* The task: Search the material below for the string "chart" and extract each line that has it.

* Data excerpt:
■ ■ ■ ■
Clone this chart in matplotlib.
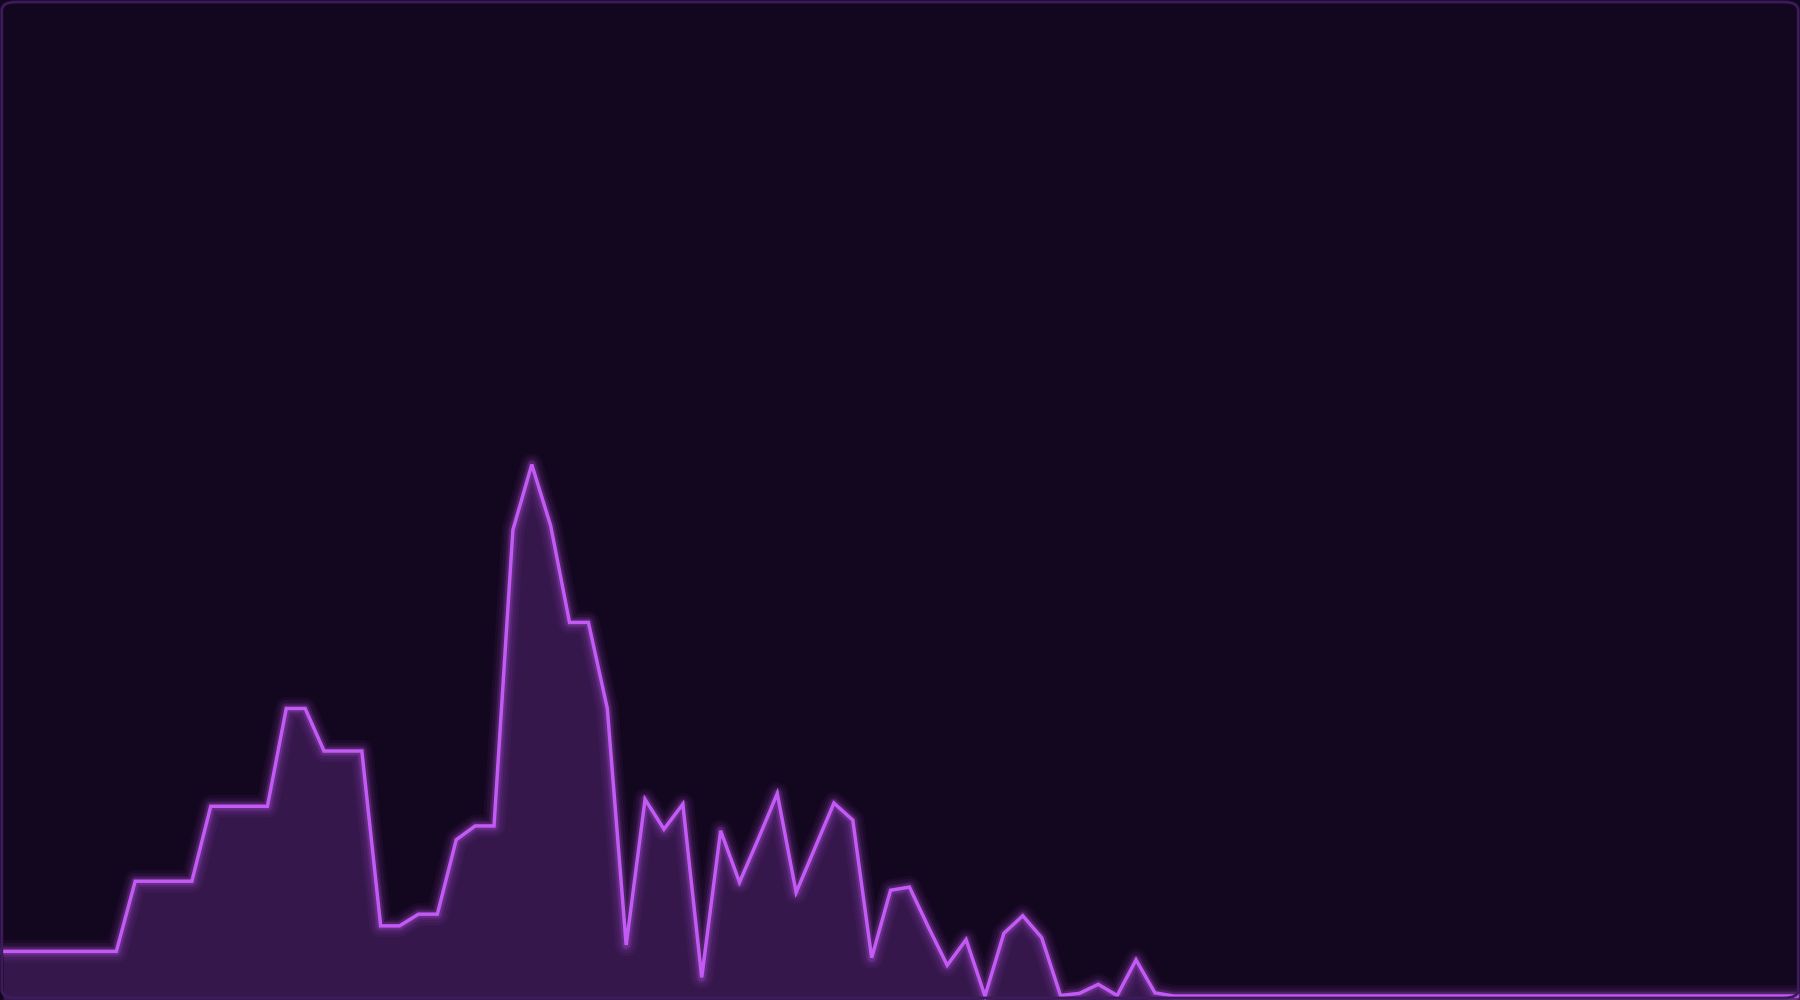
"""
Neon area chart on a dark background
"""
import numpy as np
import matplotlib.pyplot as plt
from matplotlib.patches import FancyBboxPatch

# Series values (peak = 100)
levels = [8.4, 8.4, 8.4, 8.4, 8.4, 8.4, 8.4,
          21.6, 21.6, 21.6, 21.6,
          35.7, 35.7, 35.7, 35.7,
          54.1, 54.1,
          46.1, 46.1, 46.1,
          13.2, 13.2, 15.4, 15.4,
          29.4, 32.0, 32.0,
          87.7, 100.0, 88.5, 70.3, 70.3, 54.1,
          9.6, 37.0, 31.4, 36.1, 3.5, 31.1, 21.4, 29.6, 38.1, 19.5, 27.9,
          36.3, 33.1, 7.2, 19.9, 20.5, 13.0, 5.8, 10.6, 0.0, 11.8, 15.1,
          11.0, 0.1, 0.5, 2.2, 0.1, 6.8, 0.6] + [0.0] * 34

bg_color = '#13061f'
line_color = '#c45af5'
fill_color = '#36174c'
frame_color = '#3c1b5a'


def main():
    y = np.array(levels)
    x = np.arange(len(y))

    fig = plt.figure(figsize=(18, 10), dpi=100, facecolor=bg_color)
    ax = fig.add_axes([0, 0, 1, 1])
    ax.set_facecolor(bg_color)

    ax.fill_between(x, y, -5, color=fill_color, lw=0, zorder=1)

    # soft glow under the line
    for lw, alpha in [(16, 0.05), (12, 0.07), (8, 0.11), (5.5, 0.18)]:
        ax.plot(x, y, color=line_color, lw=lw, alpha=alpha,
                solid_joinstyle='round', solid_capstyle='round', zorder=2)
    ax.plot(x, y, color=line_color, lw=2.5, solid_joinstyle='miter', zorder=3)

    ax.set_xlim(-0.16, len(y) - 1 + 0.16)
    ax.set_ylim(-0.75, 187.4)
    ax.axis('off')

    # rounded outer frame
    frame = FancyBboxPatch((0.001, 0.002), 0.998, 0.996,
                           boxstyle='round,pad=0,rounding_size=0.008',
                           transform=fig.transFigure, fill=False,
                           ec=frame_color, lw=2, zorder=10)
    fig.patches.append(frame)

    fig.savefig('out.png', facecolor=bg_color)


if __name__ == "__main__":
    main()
■ ■ ■ ■
* Task output:
Clone this chart in matplotlib.
Neon area chart on a dark background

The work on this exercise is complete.